While Lapland delivers the locations and the production support, merely getting around can be an adventure. Snowmobiles are our main mode of transport as we scout the sights around Pyhä-Luosto. Local hire firms provide the machines themselves, as well as heavy-duty snow boots and bodysuits that are brilliant at keeping the heat in and the cold out; very necessary considering winter temperatures fall to around -6 Degrees Celsius in March. We face a low of about -11 during our trip.
Snowmobiles are easy to drive and can reach speeds of some 100km/h over open ground (which is quite a rush on a frozen lake!), although bear in mind you need a valid driver’s licence if you want to take control of one yourself.
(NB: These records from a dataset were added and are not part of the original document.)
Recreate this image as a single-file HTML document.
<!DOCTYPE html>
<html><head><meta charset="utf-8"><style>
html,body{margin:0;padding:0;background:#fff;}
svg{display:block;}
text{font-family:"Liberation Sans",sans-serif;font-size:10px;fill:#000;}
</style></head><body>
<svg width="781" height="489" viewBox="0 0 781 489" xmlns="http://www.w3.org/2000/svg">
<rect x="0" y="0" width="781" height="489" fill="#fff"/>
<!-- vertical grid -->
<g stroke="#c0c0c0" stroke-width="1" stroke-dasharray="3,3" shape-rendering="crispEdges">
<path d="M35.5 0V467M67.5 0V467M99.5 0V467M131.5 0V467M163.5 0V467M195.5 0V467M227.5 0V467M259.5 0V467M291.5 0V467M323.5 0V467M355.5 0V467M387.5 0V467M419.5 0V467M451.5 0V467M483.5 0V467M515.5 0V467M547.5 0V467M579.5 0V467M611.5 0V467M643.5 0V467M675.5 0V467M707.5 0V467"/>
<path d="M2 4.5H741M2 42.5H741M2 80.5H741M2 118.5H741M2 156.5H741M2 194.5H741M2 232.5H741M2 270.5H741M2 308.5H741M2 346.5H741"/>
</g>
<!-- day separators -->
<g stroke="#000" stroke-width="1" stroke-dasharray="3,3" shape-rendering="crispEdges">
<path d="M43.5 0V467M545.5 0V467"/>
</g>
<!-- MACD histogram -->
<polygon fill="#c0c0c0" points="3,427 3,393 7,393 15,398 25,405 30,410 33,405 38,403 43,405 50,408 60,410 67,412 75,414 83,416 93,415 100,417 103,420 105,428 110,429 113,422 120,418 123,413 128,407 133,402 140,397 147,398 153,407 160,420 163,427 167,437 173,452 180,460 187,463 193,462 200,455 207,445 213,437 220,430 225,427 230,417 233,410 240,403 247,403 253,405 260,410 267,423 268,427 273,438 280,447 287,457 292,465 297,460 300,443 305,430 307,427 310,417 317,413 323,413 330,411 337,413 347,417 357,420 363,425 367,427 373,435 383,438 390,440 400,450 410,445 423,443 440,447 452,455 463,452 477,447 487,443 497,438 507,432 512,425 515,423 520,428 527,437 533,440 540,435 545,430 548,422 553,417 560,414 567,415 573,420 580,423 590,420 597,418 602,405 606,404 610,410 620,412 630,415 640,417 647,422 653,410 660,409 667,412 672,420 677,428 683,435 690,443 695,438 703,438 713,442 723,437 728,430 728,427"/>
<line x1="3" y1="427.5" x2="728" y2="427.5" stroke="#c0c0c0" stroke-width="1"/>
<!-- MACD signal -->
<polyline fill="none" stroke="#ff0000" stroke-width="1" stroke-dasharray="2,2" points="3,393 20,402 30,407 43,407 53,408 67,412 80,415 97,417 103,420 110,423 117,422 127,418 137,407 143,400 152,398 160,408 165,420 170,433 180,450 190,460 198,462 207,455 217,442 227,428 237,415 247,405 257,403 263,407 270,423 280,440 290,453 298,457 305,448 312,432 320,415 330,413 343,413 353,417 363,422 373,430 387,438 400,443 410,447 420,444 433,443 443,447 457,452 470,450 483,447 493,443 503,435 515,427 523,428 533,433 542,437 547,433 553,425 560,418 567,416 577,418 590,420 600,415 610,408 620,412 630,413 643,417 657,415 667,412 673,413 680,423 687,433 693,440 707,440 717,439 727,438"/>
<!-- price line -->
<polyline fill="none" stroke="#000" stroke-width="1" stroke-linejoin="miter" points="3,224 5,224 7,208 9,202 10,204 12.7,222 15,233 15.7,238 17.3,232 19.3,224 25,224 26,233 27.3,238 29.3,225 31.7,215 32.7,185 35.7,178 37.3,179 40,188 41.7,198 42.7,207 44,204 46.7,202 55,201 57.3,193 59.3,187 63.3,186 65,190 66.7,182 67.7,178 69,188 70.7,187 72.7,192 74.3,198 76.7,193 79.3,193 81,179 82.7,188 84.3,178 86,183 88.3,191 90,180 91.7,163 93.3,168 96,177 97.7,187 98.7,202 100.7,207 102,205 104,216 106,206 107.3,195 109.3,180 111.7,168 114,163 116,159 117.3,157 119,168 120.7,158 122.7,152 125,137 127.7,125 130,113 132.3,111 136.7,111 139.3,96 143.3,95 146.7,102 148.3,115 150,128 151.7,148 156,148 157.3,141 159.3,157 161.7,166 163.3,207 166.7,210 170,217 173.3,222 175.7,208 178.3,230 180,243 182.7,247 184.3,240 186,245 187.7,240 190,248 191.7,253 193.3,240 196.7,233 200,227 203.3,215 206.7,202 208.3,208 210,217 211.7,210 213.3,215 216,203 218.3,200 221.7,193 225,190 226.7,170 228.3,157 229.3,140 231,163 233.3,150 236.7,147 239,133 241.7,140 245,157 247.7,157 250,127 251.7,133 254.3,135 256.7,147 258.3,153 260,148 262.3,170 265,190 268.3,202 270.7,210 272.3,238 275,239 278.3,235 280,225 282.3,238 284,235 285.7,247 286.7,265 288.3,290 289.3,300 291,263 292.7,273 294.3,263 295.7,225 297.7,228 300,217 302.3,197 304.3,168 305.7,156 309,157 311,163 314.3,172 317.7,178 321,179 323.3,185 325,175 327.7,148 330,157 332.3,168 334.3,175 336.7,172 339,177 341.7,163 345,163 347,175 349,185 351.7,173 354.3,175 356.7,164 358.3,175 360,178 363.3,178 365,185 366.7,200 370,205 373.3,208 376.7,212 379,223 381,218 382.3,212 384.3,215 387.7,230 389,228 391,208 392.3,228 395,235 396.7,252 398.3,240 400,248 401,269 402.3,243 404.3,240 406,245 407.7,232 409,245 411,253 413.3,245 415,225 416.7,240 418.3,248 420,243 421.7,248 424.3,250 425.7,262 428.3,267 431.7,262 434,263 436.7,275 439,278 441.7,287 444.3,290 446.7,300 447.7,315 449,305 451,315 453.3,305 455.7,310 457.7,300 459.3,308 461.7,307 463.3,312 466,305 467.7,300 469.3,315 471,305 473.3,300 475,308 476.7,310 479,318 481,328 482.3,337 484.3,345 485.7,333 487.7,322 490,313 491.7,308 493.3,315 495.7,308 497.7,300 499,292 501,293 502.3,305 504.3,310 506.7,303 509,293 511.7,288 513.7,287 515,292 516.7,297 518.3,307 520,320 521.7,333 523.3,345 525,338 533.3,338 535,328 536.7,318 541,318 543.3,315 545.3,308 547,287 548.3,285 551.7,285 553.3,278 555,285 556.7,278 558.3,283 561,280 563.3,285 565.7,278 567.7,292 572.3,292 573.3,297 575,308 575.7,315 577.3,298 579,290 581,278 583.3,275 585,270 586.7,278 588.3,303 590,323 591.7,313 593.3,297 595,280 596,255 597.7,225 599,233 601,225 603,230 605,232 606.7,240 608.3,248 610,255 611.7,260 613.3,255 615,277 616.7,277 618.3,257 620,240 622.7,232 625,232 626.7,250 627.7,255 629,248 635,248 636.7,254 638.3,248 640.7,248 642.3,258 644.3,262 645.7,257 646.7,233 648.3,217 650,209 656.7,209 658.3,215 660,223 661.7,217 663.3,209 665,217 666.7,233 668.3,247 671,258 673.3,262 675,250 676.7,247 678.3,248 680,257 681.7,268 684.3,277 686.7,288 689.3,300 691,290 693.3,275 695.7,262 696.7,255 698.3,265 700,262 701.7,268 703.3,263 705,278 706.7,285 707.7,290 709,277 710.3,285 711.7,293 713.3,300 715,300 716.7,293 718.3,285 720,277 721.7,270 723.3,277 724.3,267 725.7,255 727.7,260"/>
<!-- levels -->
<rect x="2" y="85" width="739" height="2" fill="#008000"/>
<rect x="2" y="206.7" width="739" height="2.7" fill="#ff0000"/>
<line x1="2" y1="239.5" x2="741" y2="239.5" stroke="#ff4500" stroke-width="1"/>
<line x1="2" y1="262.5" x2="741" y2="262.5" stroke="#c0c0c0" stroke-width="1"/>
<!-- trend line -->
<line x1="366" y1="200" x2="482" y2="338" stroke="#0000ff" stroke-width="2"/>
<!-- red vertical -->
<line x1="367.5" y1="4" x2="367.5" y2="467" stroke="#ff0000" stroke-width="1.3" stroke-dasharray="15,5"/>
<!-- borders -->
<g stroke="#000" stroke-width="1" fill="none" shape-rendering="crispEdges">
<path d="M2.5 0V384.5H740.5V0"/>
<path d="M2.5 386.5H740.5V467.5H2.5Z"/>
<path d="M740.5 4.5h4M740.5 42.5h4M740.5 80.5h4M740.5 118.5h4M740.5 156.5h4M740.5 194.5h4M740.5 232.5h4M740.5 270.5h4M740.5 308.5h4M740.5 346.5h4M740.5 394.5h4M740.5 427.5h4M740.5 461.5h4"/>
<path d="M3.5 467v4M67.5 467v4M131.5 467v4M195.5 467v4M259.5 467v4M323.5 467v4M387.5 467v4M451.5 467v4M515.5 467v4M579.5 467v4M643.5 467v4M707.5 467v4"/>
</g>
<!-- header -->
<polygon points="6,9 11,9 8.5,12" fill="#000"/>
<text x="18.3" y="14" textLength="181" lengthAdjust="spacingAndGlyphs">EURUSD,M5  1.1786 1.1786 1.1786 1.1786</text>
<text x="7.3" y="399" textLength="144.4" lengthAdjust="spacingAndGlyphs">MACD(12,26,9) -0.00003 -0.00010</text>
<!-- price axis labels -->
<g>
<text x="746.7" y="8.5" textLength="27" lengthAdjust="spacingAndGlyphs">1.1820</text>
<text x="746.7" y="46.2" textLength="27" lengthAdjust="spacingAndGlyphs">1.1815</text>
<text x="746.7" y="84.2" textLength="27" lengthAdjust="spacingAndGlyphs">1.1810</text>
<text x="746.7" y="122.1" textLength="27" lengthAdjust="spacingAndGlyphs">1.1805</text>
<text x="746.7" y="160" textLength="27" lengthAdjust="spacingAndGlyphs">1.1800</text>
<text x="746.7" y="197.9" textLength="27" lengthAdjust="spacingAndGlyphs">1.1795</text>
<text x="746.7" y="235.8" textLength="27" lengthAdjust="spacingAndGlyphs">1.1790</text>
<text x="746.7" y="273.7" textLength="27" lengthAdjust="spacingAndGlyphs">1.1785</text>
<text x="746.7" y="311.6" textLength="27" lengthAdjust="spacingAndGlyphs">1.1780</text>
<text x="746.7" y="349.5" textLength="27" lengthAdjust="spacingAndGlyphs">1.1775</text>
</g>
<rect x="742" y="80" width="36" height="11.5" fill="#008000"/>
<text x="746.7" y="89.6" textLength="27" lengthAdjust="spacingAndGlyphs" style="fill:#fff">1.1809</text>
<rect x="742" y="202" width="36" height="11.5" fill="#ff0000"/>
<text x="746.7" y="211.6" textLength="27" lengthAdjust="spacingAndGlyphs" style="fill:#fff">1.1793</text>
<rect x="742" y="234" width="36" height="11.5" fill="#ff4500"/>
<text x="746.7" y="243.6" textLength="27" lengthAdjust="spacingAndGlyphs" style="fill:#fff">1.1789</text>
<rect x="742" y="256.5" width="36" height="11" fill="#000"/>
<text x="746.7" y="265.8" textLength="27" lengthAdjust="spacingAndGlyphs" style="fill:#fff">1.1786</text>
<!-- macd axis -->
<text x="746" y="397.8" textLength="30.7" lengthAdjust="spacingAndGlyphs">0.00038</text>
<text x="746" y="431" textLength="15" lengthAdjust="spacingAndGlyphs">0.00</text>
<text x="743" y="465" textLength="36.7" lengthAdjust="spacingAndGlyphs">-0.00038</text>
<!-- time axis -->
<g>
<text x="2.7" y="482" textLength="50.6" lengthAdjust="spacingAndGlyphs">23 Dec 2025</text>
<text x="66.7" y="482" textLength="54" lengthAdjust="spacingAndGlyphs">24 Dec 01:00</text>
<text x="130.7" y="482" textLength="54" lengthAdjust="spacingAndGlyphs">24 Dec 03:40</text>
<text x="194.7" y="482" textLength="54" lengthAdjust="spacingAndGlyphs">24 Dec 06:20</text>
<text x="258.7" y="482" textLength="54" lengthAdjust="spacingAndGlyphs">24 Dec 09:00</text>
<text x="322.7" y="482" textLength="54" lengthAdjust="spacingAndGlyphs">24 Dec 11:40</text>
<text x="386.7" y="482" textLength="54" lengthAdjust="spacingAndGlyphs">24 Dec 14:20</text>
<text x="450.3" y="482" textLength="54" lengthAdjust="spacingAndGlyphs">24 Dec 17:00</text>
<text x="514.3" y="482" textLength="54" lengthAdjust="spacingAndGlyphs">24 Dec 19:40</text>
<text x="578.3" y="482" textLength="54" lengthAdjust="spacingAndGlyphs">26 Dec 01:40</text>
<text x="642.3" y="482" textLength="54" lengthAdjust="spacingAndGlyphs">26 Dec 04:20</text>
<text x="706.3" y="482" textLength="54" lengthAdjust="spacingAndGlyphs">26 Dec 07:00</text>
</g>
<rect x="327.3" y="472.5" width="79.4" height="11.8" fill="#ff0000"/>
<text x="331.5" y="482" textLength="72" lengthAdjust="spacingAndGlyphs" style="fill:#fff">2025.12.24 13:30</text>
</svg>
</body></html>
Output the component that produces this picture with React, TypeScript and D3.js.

Lacking a driver’s licence I’m relegated to passenger (the machine itself can comfortably accommodate three including the driver), but this actually has its advantages for people new to Lapland as it means you can focus on the sights rather than having to pay too much attention to the road. Special pathways are set aside for snowmobiles and it’s best to keep to them as the snow on either side of the track can be a lot deeper than it appears on first glance.
Creatively, Lapland is very inspiring. We saw lots of great visuals that could inspire commercial campaigns right off the bat. My feeling is that they can cope with any scale of production, even if extra crew need to be brought in.
Angus MacDonald, Producer
Angus MacDonald was as impressed as his industry colleagues about what he found on the trip: “Creatively, Lapland is very inspiring. We saw lots of great visuals that could inspire commercial campaigns right off the bat. My feeling is that they can cope with any scale of production, even if extra crew need to be brought in. The biggest challenge is going to be convincing the larger advertising agencies that this is the place to come.”
Production crews won’t be stuck for things to do in their downtime, either. Saunas are a fundamental part of Finnish culture - most modern apartments even have one built in – and they’re a terrific way to wind down. Alternating between the sauna and a hot tub is the way to go and when the hot tub lies on the bank of a frozen lake and you time your session for sunset the views are nothing short of sensational; a blissful experience for the mind and body.
On our last night we visit Snowland in Rovaniemi, which offers an igloo restaurant with tables and a bar all made of ice and compacted snow. The structure takes about seven weeks to build over a mesh framework and as a memorable place to enjoy a tipple with a group of friends it’s a potential wrap party venue too.
The snow guarantee in Lapland is excellent and is the region’s main appeal. It’s an exotic location that’s easy to get to.
Wolf Stundl, Wunderfilm
The quality of the food also deserves a mention, with some of the more exotic items on the Lapland menu including reindeer and brown bear, as well as fantastic fish dishes, all of which should appeal to producers looking to eat well while on location.
Wolf concludes: “The snow guarantee in Lapland is excellent and is the region’s main appeal. It’s an exotic location that’s easy to get to. It shows that there are other options besides global favourites like Canada, which is always useful to know especially for companies based in Europe.”
Lapland has a huge amount to offer the international filming industries but there’s still work to do to heighten its global brand awareness and to change perceptions of its accessibility. A formal incentive will make things easier, but at the moment the can-do attitude of the Finnish Lapland Film Commission and its partners is a strong base on which the region’s industry can continue to grow.